MY TENSES are getting mixed up. Present or past? Are the convicts still waiting to die, are they dying, or are they already dead?
By now we should already know the fate of the three overseas Filipinos workers (OFWs) who had been condemned and scheduled to die by lethal injection in China on Wednesday. Dying or being killed by lethal injection seems less brutal than OFW Flor Contemplacion’s execution in 1995 in Singapore, which was by the rope. But death as a punishment by any method is brutal, merciless and inhuman. Many democratic nations, the Philippines included, have done away with it. But not China.
I watched someone die by lethal injection in 1999 when the death penalty (which had been outlawed during the administration of President Cory Aquino) was re-imposed and enforced for a few years during the Estrada presidency. I have written about the experience and don’t want to recall the details and write about it again. Let me just say that it looked like it was straight out of a movie, except that it was real and I was seated a few feet from the sobbing family of the convict and a few meters from the gurney on which the convict was strapped. Good thing there was a glass panel that separated the death chamber and us in the mini gallery.
It is a few minutes to the execution of the three OFWS while I am writing this piece and that scenario at the national penitentiary 12 years ago is beginning to play in my mind. I feel uneasy. I woke up at 4 a.m. and I was hoping to learn from the early morning TV news that the executions were not going to push through or have been deferred. I was disappointed. I prayed—for whatever purpose it may serve.
As a country that continues to send OFWs in the millions, we are never done with our collective mourning for our compatriots who toil in distant places—in deserts and oceans, homes and hospitals, factories and farms, theaters and hotels —and who lose their lives to disasters, disease, accidents, pirates, crime, wars and to their host countries’ lethal laws.
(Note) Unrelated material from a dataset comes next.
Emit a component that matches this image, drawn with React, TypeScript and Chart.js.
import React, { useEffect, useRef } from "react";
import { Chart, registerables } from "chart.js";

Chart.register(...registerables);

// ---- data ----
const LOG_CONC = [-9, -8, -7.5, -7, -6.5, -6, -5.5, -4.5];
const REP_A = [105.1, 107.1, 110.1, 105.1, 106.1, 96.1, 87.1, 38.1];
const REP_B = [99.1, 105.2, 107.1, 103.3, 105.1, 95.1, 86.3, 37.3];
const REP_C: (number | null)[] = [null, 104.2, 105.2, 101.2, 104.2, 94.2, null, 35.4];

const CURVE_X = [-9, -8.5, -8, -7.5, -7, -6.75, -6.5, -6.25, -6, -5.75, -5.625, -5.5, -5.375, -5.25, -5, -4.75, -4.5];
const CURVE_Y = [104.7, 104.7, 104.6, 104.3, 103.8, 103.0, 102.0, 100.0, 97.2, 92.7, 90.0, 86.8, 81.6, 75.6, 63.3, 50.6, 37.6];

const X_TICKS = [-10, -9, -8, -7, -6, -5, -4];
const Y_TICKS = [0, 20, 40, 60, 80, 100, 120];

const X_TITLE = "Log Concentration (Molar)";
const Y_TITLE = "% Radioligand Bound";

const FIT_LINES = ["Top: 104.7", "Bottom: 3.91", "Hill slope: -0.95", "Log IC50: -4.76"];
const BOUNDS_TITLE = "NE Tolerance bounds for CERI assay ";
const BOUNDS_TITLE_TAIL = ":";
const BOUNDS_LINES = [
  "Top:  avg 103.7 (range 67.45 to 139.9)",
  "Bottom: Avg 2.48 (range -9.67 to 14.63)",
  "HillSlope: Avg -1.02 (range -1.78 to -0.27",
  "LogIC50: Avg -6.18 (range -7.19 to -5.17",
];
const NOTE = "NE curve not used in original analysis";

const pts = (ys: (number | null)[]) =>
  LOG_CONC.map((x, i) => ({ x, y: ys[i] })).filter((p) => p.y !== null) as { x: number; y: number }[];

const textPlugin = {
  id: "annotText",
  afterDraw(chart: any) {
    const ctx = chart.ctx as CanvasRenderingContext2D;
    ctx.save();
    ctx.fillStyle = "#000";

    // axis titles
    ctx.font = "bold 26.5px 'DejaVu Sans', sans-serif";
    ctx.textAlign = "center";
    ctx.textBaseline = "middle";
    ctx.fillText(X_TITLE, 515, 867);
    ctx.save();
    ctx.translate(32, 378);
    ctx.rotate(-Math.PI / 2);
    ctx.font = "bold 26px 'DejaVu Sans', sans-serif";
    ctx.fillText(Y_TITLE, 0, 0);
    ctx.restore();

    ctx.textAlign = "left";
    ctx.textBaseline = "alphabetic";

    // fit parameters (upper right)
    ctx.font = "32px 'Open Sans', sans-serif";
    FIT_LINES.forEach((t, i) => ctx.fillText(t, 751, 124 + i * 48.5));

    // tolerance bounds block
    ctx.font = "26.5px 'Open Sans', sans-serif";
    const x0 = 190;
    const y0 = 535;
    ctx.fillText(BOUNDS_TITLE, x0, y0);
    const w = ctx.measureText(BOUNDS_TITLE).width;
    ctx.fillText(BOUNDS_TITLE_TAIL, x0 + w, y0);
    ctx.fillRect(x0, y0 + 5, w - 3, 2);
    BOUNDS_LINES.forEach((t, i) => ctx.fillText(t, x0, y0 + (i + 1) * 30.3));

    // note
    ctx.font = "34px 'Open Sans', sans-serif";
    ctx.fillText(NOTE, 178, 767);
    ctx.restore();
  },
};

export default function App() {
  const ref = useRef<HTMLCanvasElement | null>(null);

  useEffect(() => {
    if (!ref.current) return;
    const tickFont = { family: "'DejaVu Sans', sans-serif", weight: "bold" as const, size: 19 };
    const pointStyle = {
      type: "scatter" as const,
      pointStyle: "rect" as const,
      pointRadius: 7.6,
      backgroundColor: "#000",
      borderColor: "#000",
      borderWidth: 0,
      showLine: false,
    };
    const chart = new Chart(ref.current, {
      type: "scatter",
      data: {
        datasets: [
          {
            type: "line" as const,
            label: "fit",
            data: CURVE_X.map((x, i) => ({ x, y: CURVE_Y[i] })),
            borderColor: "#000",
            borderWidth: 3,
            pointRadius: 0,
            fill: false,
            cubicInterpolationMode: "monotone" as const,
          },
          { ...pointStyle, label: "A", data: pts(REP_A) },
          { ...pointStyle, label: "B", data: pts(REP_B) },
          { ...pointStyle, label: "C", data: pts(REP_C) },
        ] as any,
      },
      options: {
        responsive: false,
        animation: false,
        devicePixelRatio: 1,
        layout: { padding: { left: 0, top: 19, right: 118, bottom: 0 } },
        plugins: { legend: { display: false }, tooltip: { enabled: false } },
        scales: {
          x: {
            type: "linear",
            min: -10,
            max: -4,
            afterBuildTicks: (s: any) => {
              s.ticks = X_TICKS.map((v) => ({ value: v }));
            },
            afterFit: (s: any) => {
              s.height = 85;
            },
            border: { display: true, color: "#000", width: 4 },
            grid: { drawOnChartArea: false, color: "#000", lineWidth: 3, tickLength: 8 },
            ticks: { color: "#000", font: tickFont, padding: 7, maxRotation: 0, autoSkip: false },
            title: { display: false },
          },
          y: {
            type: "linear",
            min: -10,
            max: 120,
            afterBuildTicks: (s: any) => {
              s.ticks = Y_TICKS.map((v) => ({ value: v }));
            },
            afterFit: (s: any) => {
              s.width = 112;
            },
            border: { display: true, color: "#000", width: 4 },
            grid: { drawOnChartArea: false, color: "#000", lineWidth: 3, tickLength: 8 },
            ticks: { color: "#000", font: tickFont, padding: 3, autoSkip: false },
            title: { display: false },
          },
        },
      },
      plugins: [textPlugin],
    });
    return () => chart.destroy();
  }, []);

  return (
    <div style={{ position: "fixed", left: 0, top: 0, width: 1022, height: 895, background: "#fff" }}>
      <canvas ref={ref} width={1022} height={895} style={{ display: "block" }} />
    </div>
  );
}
And so it has been this way these past months: earthquake in New Zealand, a package of earthquake, tsunami and nuclear disaster in Japan, war and strife in Egypt, Libya, Tunisia, Yemen, Bahrain, Syria, Jordan, etc., pirates in Somalia, death penalty in China. The list goes on. The Overseas Workers Welfare Administration and the Department of Foreign Affairs, NGOs and church groups serving OFWs can hardly catch their breath, and the embassy personnel in beleaguered countries are under siege for help, protection and intervention.